A Belgian court on Monday rejected a Spanish extradition request for rapper Valtonyc, who has been sentenced to three-and-a-half years for allegedly praising terrorism in his songs.
Jose Miguel Arenas Beltran -- better known as "Valtonyc" -- is one of several Twitter users and rappers who have recently been tried in Spain for glorifying terror or for insulting the king.
"The judge has decided there will be no extradition," one of the musician's lawyers, Simon Bekaert, said after a court hearing in the Belgian city Ghent.
Prosecutors could yet appeal the decision, but it was not immediately clear if they would.
The 24-year-old musician from Majorca was tracked down after he published a blurry photograph on his Twitter account showing a canal and a red and white tourist boat typical of Ghent, in northwestern Belgium.

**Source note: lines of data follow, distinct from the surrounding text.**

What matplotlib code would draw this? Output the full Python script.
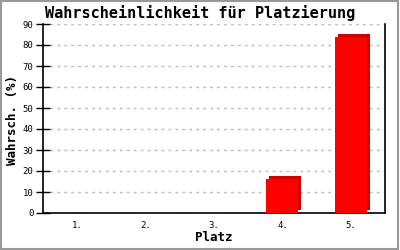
import matplotlib
matplotlib.use("Agg")
import matplotlib.pyplot as plt
import matplotlib.transforms as mtransforms
from matplotlib.patches import Rectangle

categories = ["1.", "2.", "3.", "4.", "5."]
values = [0, 0, 0, 16, 84]
yticks = [0, 10, 20, 30, 40, 50, 60, 70, 80, 90]

fig = plt.figure(figsize=(4, 2.5), dpi=100)
ax = fig.add_axes([0.1075, 0.148, 0.855, 0.756])

x = list(range(len(categories)))
shadow_tr = ax.transData + mtransforms.ScaledTranslation(3/100, 3/100, fig.dpi_scale_trans)
ax.bar(x, values, width=0.47, color="#cc0000", transform=shadow_tr, zorder=2)
ax.bar(x, values, width=0.47, color="#ff0000", zorder=3)

ax.set_xlim(-0.5, 4.5)
ax.set_ylim(0, 90)
ax.set_yticks(yticks)
ax.set_xticks(x)
ax.set_xticklabels(categories)
mono = "DejaVu Sans Mono"
for lab in ax.get_xticklabels() + ax.get_yticklabels():
    lab.set_fontfamily(mono)
    lab.set_fontsize(6.5)
ax.tick_params(axis="x", length=0, pad=6)
ax.tick_params(axis="y", direction="inout", length=10, width=1, pad=2)
ax.grid(axis="y", color="#bbbbbb", linestyle=(0, (2, 3)), linewidth=1)
ax.set_axisbelow(True)
ax.spines["top"].set_visible(False)
for s in ["left", "right", "bottom"]:
    ax.spines[s].set_linewidth(1.2)
    ax.spines[s].set_color("black")

fig.text(0.5, 0.948, "Wahrscheinlichkeit für Platzierung", fontfamily=mono, fontsize=11,
         fontweight="bold", ha="center", va="center")
ax.set_xlabel("Platz", fontfamily=mono, fontsize=9, fontweight="bold")
ax.xaxis.set_label_coords(0.5, -0.132)
ax.set_ylabel("Wahrsch. (%)", fontfamily=mono, fontsize=9, fontweight="bold")
ax.yaxis.set_label_coords(-0.088, 0.49)
ax.xaxis.label.set_va("center")
ax.yaxis.label.set_va("center")

fig.patches.append(Rectangle((0.0025, 0.004), 0.993, 0.992, transform=fig.transFigure,
                             fill=False, edgecolor="#999999", linewidth=1.5))
fig.savefig("out.png", dpi=100)
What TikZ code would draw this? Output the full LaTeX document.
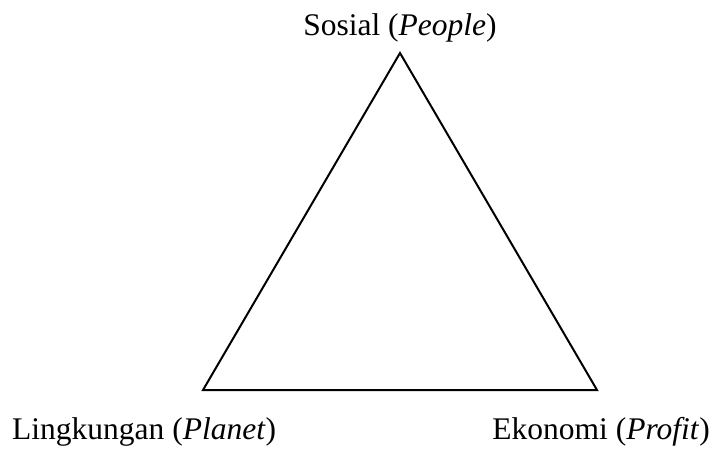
\documentclass[tikz,border=0pt]{standalone}
\usepackage{fontspec}
\setmainfont{Liberation Serif}
\begin{document}
\begin{tikzpicture}[x=1pt,y=-1pt,
  lbl/.style={inner sep=0pt,font=\fontsize{31.5}{38}\selectfont},
  edge/.style={line width=2pt,line join=miter}]
\useasboundingbox (0,0) rectangle (717,453);
\coordinate (top) at (400,53);
\coordinate (bl) at (203,390);
\coordinate (br) at (597,390);
\draw[edge] (top) -- (bl) -- (br) -- cycle;
\node[lbl,anchor=base] (soc) at (400,35) {Sosial (\textit{People})};
\node[lbl,anchor=base west] (env) at (12,439) {Lingkungan (\textit{Planet})};
\node[lbl,anchor=base east] (eco) at (710,439) {Ekonomi (\textit{Profit})};
\end{tikzpicture}
\end{document}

Spain's National Court, which last year found Valtonyc guilty of glorifying terror, insulting the king and issuing threats in his lyrics, issued an European arrest warrant after the sighting.
The warrant came just months after Catalan separatist leaders went into exile, also in Belgium, to escape Spanish authorities over their role in a failed secession bid.
Beltran was sentenced for lyrics in songs published online in 2012 and 2013 at a time when he was a little-known rapper in the Balearic Islands.
These included: "Let them be as frightened as a police officer in the Basque Country" and "the king has a rendezvous at the village square, with a noose around his neck."
The reference to the Basque Country was understood as a nod to violence by ETA, the separatist group that for decades staged attacks across Spain that left more than 800 officials and civilians dead.
His lyrics have divided opinion in Spain, with some saying they would not land him in jail in any other democracy, while others stress that free speech has its limits.